Exercise prompt: Exactly reproduce the entries, dropping any pictures from your copy.

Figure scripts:
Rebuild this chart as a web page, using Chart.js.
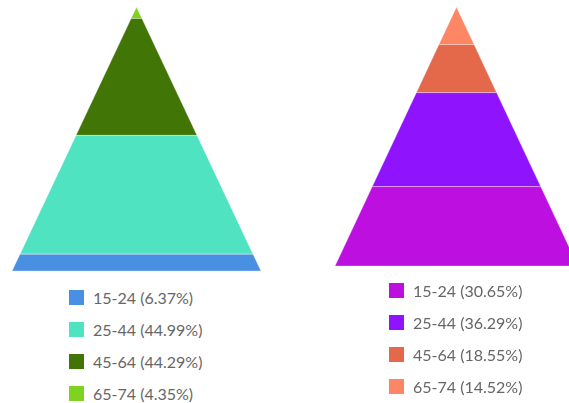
<!DOCTYPE html>
<html lang="en">

<head>
    <meta charset="UTF-8">
    <title>Pyramids</title>
    <script src="https://cdn.jsdelivr.net/npm/chart.js"></script>
    <style>
        body { margin: 0; background: #fff; width: 569px; height: 403px; overflow: hidden; position: relative; }
        .pyramide { position: absolute; top: 0; height: 280px; }
        .legenda { position: absolute; margin: 0; padding: 0; list-style: none; font-family: Lato, sans-serif; font-size: 16px; color: #666; }
        .legenda li { display: flex; align-items: center; height: 32px; white-space: nowrap; }
        .legenda span.caixa { display: inline-block; width: 15px; height: 15px; margin-right: 9px; }
    </style>
</head>

<body>
    <div class="pyramide" style="left:0; width:284px;"><canvas id="grafico1"></canvas></div>
    <div class="pyramide" style="left:284px; width:285px;"><canvas id="grafico2"></canvas></div>
    <ul class="legenda" id="legenda1" style="left:69px; top:281px;"></ul>
    <ul class="legenda" id="legenda2" style="left:389px; top:274px;"></ul>

    <script>
        // faixas etárias, de baixo para cima
        const faixas = ['15-24', '25-44', '45-64', '65-74'];

        const valoresEsquerda = [6.37, 44.99, 44.29, 4.35];
        const coresEsquerda = ['#4a90e2', '#50e3c2', '#417505', '#7ed321'];

        const valoresDireita = [30.65, 36.29, 18.55, 14.52];
        const coresDireita = ['#bd10e0', '#9013fe', '#e4694b', '#fd8664'];

        // legenda em html, gerada pelas labels do proprio chart
        const legendaHtml = {
            id: 'legendaHtml',
            afterUpdate(chart, args, opts) {
                const lista = document.getElementById(opts.containerID);
                lista.innerHTML = '';
                const itens = chart.options.plugins.legend.labels.generateLabels(chart);
                itens.forEach(item => {
                    const li = document.createElement('li');
                    const caixa = document.createElement('span');
                    caixa.className = 'caixa';
                    caixa.style.background = item.fillStyle;
                    li.appendChild(caixa);
                    li.appendChild(document.createTextNode(item.text));
                    lista.appendChild(li);
                });
            }
        };

        // cada faixa vira um trapezio: largura proporcional ao que falta ate o topo
        function montarFaixas(valores, cores) {
            const total = valores.reduce((a, b) => a + b, 0);
            const meiaLargura = y => (total - y) / total;
            let acumulado = 0;
            return valores.map((v, i) => {
                const y0 = acumulado;
                const y1 = acumulado + v;
                acumulado = y1;
                return {
                    label: `${faixas[i]} (${v.toFixed(2)}%)`,
                    data: [
                        {x: -meiaLargura(y0), y: y0},
                        {x: meiaLargura(y0), y: y0},
                        {x: meiaLargura(y1), y: y1},
                        {x: -meiaLargura(y1), y: y1},
                        {x: -meiaLargura(y0), y: y0}
                    ],
                    showLine: true,
                    fill: 'shape',
                    backgroundColor: cores[i],
                    borderColor: 'rgba(255,255,255,0.35)',
                    borderWidth: 1,
                    pointRadius: 0,
                    tension: 0
                };
            });
        }

        function criarPiramide(idCanvas, idLegenda, valores, cores, largura, altura, topoX, topoY, baseY, meiaBase) {
            const total = valores.reduce((a, b) => a + b, 0);
            const pxPorUnidade = (baseY - topoY) / total;
            const maxY = total + topoY / pxPorUnidade;

            return new Chart(document.getElementById(idCanvas), {
                type: 'scatter',
                data: { datasets: montarFaixas(valores, cores) },
                options: {
                    responsive: true,
                    maintainAspectRatio: false,
                    animation: false,
                    events: [],
                    layout: { padding: 0 },
                    scales: {
                        x: { type: 'linear', display: false, min: -topoX / meiaBase, max: (largura - topoX) / meiaBase },
                        y: { type: 'linear', display: false, min: maxY - altura / pxPorUnidade, max: maxY }
                    },
                    plugins: {
                        legend: { display: false },
                        tooltip: { enabled: false },
                        legendaHtml: { containerID: idLegenda }
                    }
                },
                plugins: [legendaHtml]
            });
        }

        criarPiramide('grafico1', 'legenda1', valoresEsquerda, coresEsquerda, 284, 280, 136.5, 7, 271, 124.5);
        criarPiramide('grafico2', 'legenda2', valoresDireita, coresDireita, 285, 280, 172.5, 7, 266, 121.5);
    </script>
</body>

</html>
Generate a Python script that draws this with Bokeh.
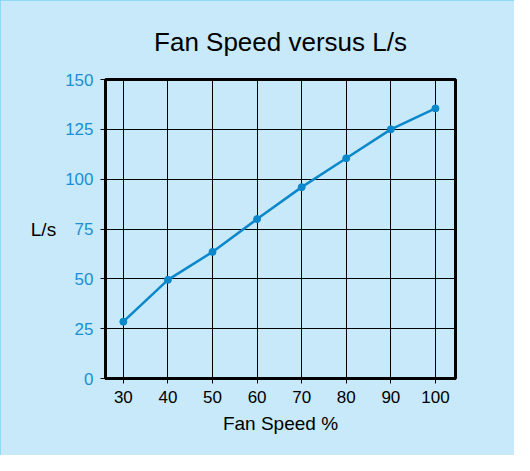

Answer for the task:
Rebuild this chart as a web page, using Chart.js.
<!DOCTYPE html>
<html lang="en">

<head>
    <meta charset="UTF-8">
    <title>Pyramids</title>
    <script src="https://cdn.jsdelivr.net/npm/chart.js"></script>
    <style>
        body { margin: 0; background: #fff; width: 569px; height: 403px; overflow: hidden; position: relative; }
        .pyramide { position: absolute; top: 0; height: 280px; }
        .legenda { position: absolute; margin: 0; padding: 0; list-style: none; font-family: Lato, sans-serif; font-size: 16px; color: #666; }
        .legenda li { display: flex; align-items: center; height: 32px; white-space: nowrap; }
        .legenda span.caixa { display: inline-block; width: 15px; height: 15px; margin-right: 9px; }
    </style>
</head>

<body>
    <div class="pyramide" style="left:0; width:284px;"><canvas id="grafico1"></canvas></div>
    <div class="pyramide" style="left:284px; width:285px;"><canvas id="grafico2"></canvas></div>
    <ul class="legenda" id="legenda1" style="left:69px; top:281px;"></ul>
    <ul class="legenda" id="legenda2" style="left:389px; top:274px;"></ul>

    <script>
        // faixas etárias, de baixo para cima
        const faixas = ['15-24', '25-44', '45-64', '65-74'];

        const valoresEsquerda = [6.37, 44.99, 44.29, 4.35];
        const coresEsquerda = ['#4a90e2', '#50e3c2', '#417505', '#7ed321'];

        const valoresDireita = [30.65, 36.29, 18.55, 14.52];
        const coresDireita = ['#bd10e0', '#9013fe', '#e4694b', '#fd8664'];

        // legenda em html, gerada pelas labels do proprio chart
        const legendaHtml = {
            id: 'legendaHtml',
            afterUpdate(chart, args, opts) {
                const lista = document.getElementById(opts.containerID);
                lista.innerHTML = '';
                const itens = chart.options.plugins.legend.labels.generateLabels(chart);
                itens.forEach(item => {
                    const li = document.createElement('li');
                    const caixa = document.createElement('span');
                    caixa.className = 'caixa';
                    caixa.style.background = item.fillStyle;
                    li.appendChild(caixa);
                    li.appendChild(document.createTextNode(item.text));
                    lista.appendChild(li);
                });
            }
        };

        // cada faixa vira um trapezio: largura proporcional ao que falta ate o topo
        function montarFaixas(valores, cores) {
            const total = valores.reduce((a, b) => a + b, 0);
            const meiaLargura = y => (total - y) / total;
            let acumulado = 0;
            return valores.map((v, i) => {
                const y0 = acumulado;
                const y1 = acumulado + v;
                acumulado = y1;
                return {
                    label: `${faixas[i]} (${v.toFixed(2)}%)`,
                    data: [
                        {x: -meiaLargura(y0), y: y0},
                        {x: meiaLargura(y0), y: y0},
                        {x: meiaLargura(y1), y: y1},
                        {x: -meiaLargura(y1), y: y1},
                        {x: -meiaLargura(y0), y: y0}
                    ],
                    showLine: true,
                    fill: 'shape',
                    backgroundColor: cores[i],
                    borderColor: 'rgba(255,255,255,0.35)',
                    borderWidth: 1,
                    pointRadius: 0,
                    tension: 0
                };
            });
        }

        function criarPiramide(idCanvas, idLegenda, valores, cores, largura, altura, topoX, topoY, baseY, meiaBase) {
            const total = valores.reduce((a, b) => a + b, 0);
            const pxPorUnidade = (baseY - topoY) / total;
            const maxY = total + topoY / pxPorUnidade;

            return new Chart(document.getElementById(idCanvas), {
                type: 'scatter',
                data: { datasets: montarFaixas(valores, cores) },
                options: {
                    responsive: true,
                    maintainAspectRatio: false,
                    animation: false,
                    events: [],
                    layout: { padding: 0 },
                    scales: {
                        x: { type: 'linear', display: false, min: -topoX / meiaBase, max: (largura - topoX) / meiaBase },
                        y: { type: 'linear', display: false, min: maxY - altura / pxPorUnidade, max: maxY }
                    },
                    plugins: {
                        legend: { display: false },
                        tooltip: { enabled: false },
                        legendaHtml: { containerID: idLegenda }
                    }
                },
                plugins: [legendaHtml]
            });
        }

        criarPiramide('grafico1', 'legenda1', valoresEsquerda, coresEsquerda, 284, 280, 136.5, 7, 271, 124.5);
        criarPiramide('grafico2', 'legenda2', valoresDireita, coresDireita, 285, 280, 172.5, 7, 266, 121.5);
    </script>
</body>

</html>
Generate a Python script that draws this with Bokeh.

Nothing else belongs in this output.